2016.02.09 | CWA Canada Local 30130 | Halifax Typographical Union
CWA Canada President Martin O’Hanlon has challenged Mark Lever, the CEO of Halifax Herald Ltd., to a public debate about why he forced his editorial employees onto a picket line.
The 61 members of the Halifax Typographical Union (HTU) — CWA Canada Local 30130 — had no choice but to strike on Jan. 23 after the publisher of the Chronicle Herald moved to lock them out. The company has refused to meaningfully engage in bargaining since talks began in the fall, tabling a take-it-or-leave it offer that would have gutted the collective agreement.
Lever, son-in-law of the late Graham Dennis, the highly respected owner of the Herald, has been undermining the award-winning daily newspaper’s credibility.
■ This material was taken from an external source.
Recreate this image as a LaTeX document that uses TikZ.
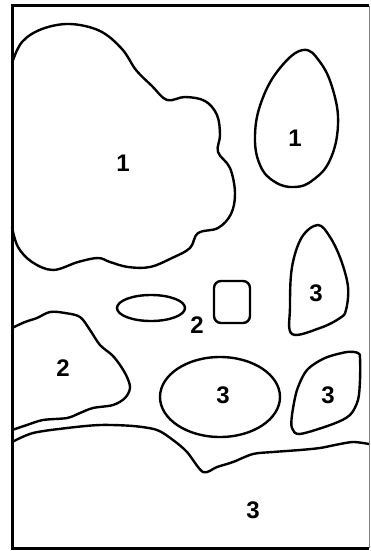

He intends to slash staff and news coverage and further increase “sponsored content” in Nova Scotia’s ‘paper of record’ that was once the pride of the Dennis family.
“On three occasions since Jan. 28, you have used the pages of the Herald in a sad attempt to justify why you forced your ‘valued’ newsroom staff onto the streets,” O’Hanlon wrote in an open letter to Lever.
“More troubling, you refuse to allow any rebuttal, rejecting the (HTU’s) request to run a Letter to the Editor, a shocking breach of journalistic ethics.
“By ignoring a basic principle of journalism — allowing both sides of a story to be heard — you have abandoned any premise of journalistic integrity and turned the Herald into a propaganda rag, soiling the proud history of the paper and betraying the legacy of Graham Dennis,” wrote O’Hanlon.
“Since you will not allow a debate in the pages of the paper … I challenge you to face me in a public debate in Halifax so that the people of Nova Scotia can hear both sides of the story in the labour dispute and draw their own conclusions.”
Lever has not responded to O’Hanlon’s challenge. Nor has he granted interviews to various media outlets in the Maritimes.